À l’issue des consultations, Marcel Ondele, secrétaire général de la Cobac, a annoncé que la période de mise en conformité serait rallongée de trois à quatre ans, à compter de janvier 2026, pour permettre aux établissements concernés de s’adapter graduellement. Il a toutefois insisté sur la responsabilité des banques à anticiper cette réforme en engageant, dès 2025, les démarches nécessaires pour renforcer leurs fonds propres.

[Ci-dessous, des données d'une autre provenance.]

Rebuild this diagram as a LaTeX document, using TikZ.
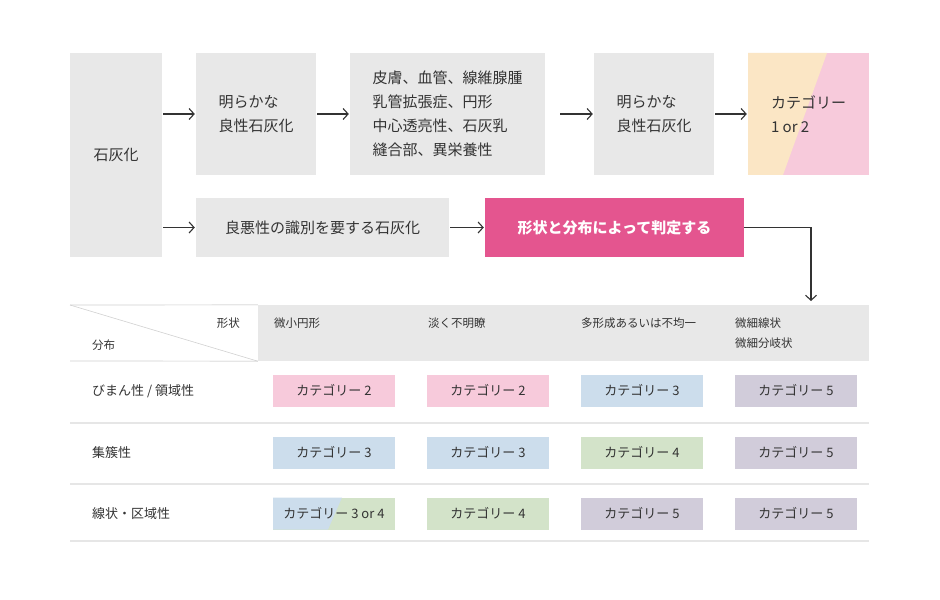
\documentclass[tikz,border=0pt]{standalone}
\usepackage{fontspec}
\setmainfont{Noto Sans CJK JP}
\usetikzlibrary{arrows.meta,calc}
\definecolor{boxgray}{HTML}{E8E8E8}
\definecolor{inkgray}{HTML}{333333}
\definecolor{linegray}{HTML}{E6E6E6}
\definecolor{judgepink}{HTML}{E4558F}
\definecolor{catyellow}{HTML}{FBE6C5}
\definecolor{catpink}{HTML}{F7CADB}
\definecolor{cellblue}{HTML}{CCDDEC}
\definecolor{cellgreen}{HTML}{D3E3C9}
\definecolor{cellpurple}{HTML}{D1CCDA}
\tikzset{
  grybox/.style={fill=boxgray, inner sep=0pt, align=left, text=inkgray, font=\fontsize{15bp}{24bp}\selectfont},
  cell/.style={minimum width=122bp, minimum height=32bp, inner sep=0pt, text=inkgray, font=\fontsize{13bp}{16bp}\selectfont},
  rowtext/.style={inner sep=0pt, anchor=west, text=inkgray, font=\fontsize{13bp}{16bp}\selectfont},
  hdtext/.style={inner sep=0pt, align=left, text=inkgray, font=\fontsize{11.5bp}{20bp}\selectfont},
  arr/.style={draw=inkgray, line width=1.1bp, shorten <=1bp, shorten >=1bp, -{Straight Barb[length=5bp,width=11bp]}},
  rowline/.style={draw=linegray, line width=1.2bp},
}

\begin{document}
\begin{tikzpicture}[x=1bp, y=-1bp]
			%%%%% START %%%%%
			\useasboundingbox[fill=white] (0,0) rectangle (940,600);
			
			% flow boxes
			\node[grybox, minimum width=92bp, minimum height=204bp] (stone) at (116,155) {石灰化};
			\node[grybox, minimum width=120bp, minimum height=122bp] (benign1) at (256,114) {明らかな\\良性石灰化};
			\node[grybox, minimum width=195bp, minimum height=122bp] (signs) at (447.5,114) {皮膚、血管、線維腺腫\\乳管拡張症、円形\\中心透亮性、石灰乳\\縫合部、異栄養性};
			\node[grybox, minimum width=120bp, minimum height=122bp] (benign2) at (654,114) {明らかな\\良性石灰化};
			\node[grybox, fill=catpink, minimum width=121bp, minimum height=122bp,
				path picture={\fill[catyellow] (path picture bounding box.north west) -- ([xshift=79bp]path picture bounding box.north west)
					-- ([xshift=35bp]path picture bounding box.south west) -- (path picture bounding box.south west) -- cycle;}]
				(cat12) at (808.5,114) {カテゴリー\\1 or 2};
			
			\node[grybox, minimum width=253bp, minimum height=59bp] (differ) at (322.5,227.5) {良悪性の識別を要する石灰化};
			\node[grybox, fill=judgepink, text=white, font=\fontsize{15bp}{24bp}\selectfont\bfseries, minimum width=259bp, minimum height=59bp] (judge) at (614.5,227.5) {形状と分布によって判定する};
			\coordinate (drop) at (811,302);
			
			\draw[arr] (stone.east |- benign1) -- (benign1);
			\draw[arr] (benign1) -- (signs);
			\draw[arr, shorten <=15bp] (signs) -- (benign2);
			\draw[arr] (benign2) -- (cat12);
			\draw[arr] (stone.east |- differ) -- (differ);
			\draw[arr] (differ) -- (judge);
			\draw[arr, shorten <=0bp] (judge.east) -| (drop);
			
			% table head
			\node[fill=boxgray, minimum width=611bp, minimum height=56bp, inner sep=0pt] (head) at (563.5,333) {};
			\coordinate (tl) at (70,305);
			\coordinate (bl) at (70,361);
			\draw[rowline] (tl) -- (head.north west);
			\draw[rowline] (bl) -- (head.south west);
			\draw[draw=black!18, line width=0.6bp] (tl) -- (head.south west);
			\node[hdtext, anchor=east] (shape) at (240,323) {形状};
			\node[hdtext, anchor=west] (dist) at (92,345) {分布};
			\node[hdtext, anchor=west] (h1) at (274,323) {微小円形};
			\node[hdtext, anchor=west] (h2) at (428,323) {淡く不明瞭};
			\node[hdtext, anchor=west] (h3) at (581,323) {多形成あるいは不均一};
			\node[hdtext, anchor=west] (h4) at (735,333) {微細線状\\微細分岐状};
			
			% rows
			\draw[rowline] (70,423) -- (869,423);
			\draw[rowline] (70,484) -- (869,484);
			\draw[rowline] (70,541) -- (869,541);
			\node[rowtext] (r1) at (92,391) {びまん性 / 領域性};
			\node[rowtext] (r2) at (92,452.5) {集簇性};
			\node[rowtext] (r3) at (92,514) {線状・区域性};
			
			\node[cell, fill=catpink] (c11) at (334,390.5) {カテゴリー 2};
			\node[cell, fill=catpink] (c12) at (488,390.5) {カテゴリー 2};
			\node[cell, fill=cellblue] (c13) at (642,390.5) {カテゴリー 3};
			\node[cell, fill=cellpurple] (c14) at (796,390.5) {カテゴリー 5};
			
			\node[cell, fill=cellblue] (c21) at (334,452.5) {カテゴリー 3};
			\node[cell, fill=cellblue] (c22) at (488,452.5) {カテゴリー 3};
			\node[cell, fill=cellgreen] (c23) at (642,452.5) {カテゴリー 4};
			\node[cell, fill=cellpurple] (c24) at (796,452.5) {カテゴリー 5};
			
			\node[cell, fill=cellgreen,
				path picture={\fill[cellblue] (path picture bounding box.north west) -- ([xshift=69bp]path picture bounding box.north west)
					-- ([xshift=55bp]path picture bounding box.south west) -- (path picture bounding box.south west) -- cycle;}]
				(c31) at (334,513.5) {カテゴリー 3 or 4};
			\node[cell, fill=cellgreen] (c32) at (488,513.5) {カテゴリー 4};
			\node[cell, fill=cellpurple] (c33) at (642,513.5) {カテゴリー 5};
			\node[cell, fill=cellpurple] (c34) at (796,513.5) {カテゴリー 5};
			
			%%%%% END %%%%%
\end{tikzpicture}
\end{document}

Renforcer la résilience et la capacité de financement des banques
Pour la Cobac, cette réforme structurelle vise à bâtir un secteur bancaire plus robuste, capable de soutenir durablement la croissance économique dans les six pays de la CEMAC : le Cameroun, le Congo, le Gabon, la Guinée équatoriale, le Tchad et la République centrafricaine.
Le relèvement du capital minimum doit notamment permettre aux banques d’accroître leur capacité de prêt aux entreprises et aux projets publics, de résister aux chocs extérieurs (inflation, crise des matières premières, fluctuations monétaires) et de se conformer aux standards internationaux de Bâle II et III en matière de solvabilité.
Cette modernisation du cadre prudentiel s’inscrit dans la stratégie globale de la BEAC et de la Cobac pour consolider la stabilité macroéconomique et monétaire de la sous-région, à un moment où les besoins de financement des États et du secteur privé demeurent élevés.
Un tournant pour la consolidation du paysage bancaire
Le relèvement du capital minimum aura des effets structurants sur le paysage bancaire de la CEMAC. Plusieurs petites banques ou établissements fragiles pourraient être amenés à fusionner, à se recapitaliser via des investisseurs étrangers, ou à sortir du marché en cas de non-conformité.
Pour les grandes institutions, notamment les filiales de groupes panafricains comme BGFIBank, Ecobank, Société Générale, UBA ou Afriland First Bank, cette réforme représente un levier de renforcement de la crédibilité et de la confiance des marchés.
Selon un banquier basé à Douala, « cette réforme était inévitable. Avec des bilans de plus en plus exposés aux dettes souveraines et aux risques de liquidité, les banques de la CEMAC doivent disposer de fonds propres solides pour continuer à financer la croissance sans fragiliser le système ».
Vers un secteur bancaire plus compétitif et intégré
Au-delà des enjeux prudentiels, la réforme ouvre la voie à une nouvelle dynamique d’intégration régionale. La Cobac espère qu’en poussant les banques à se recapitaliser et à diversifier leurs sources de financement, le marché financier de la CEMAC deviendra un véritable levier de développement, capable d’attirer des investisseurs institutionnels et de renforcer la circulation de la liquidité entre les pays membres.
L’objectif ultime est clair : faire émerger un secteur bancaire plus solide, plus compétitif et mieux intégré, capable de soutenir la transformation économique et industrielle de l’Afrique centrale.
Une réforme à suivre de près
Avec l’entrée en vigueur du nouveau dispositif en janvier 2026, les prochains mois s’annoncent cruciaux pour les banques opérant dans la zone. Entre levées de fonds, fusions stratégiques et appels au marché, la reconfiguration du paysage bancaire de la CEMAC est déjà en marche.
La Cobac, bras régulateur du système financier régional, s’apprête ainsi à écrire un nouveau chapitre de la résilience bancaire en Afrique centrale, une évolution nécessaire pour faire face aux défis économiques, géopolitiques et technologiques d’une région en pleine mutation.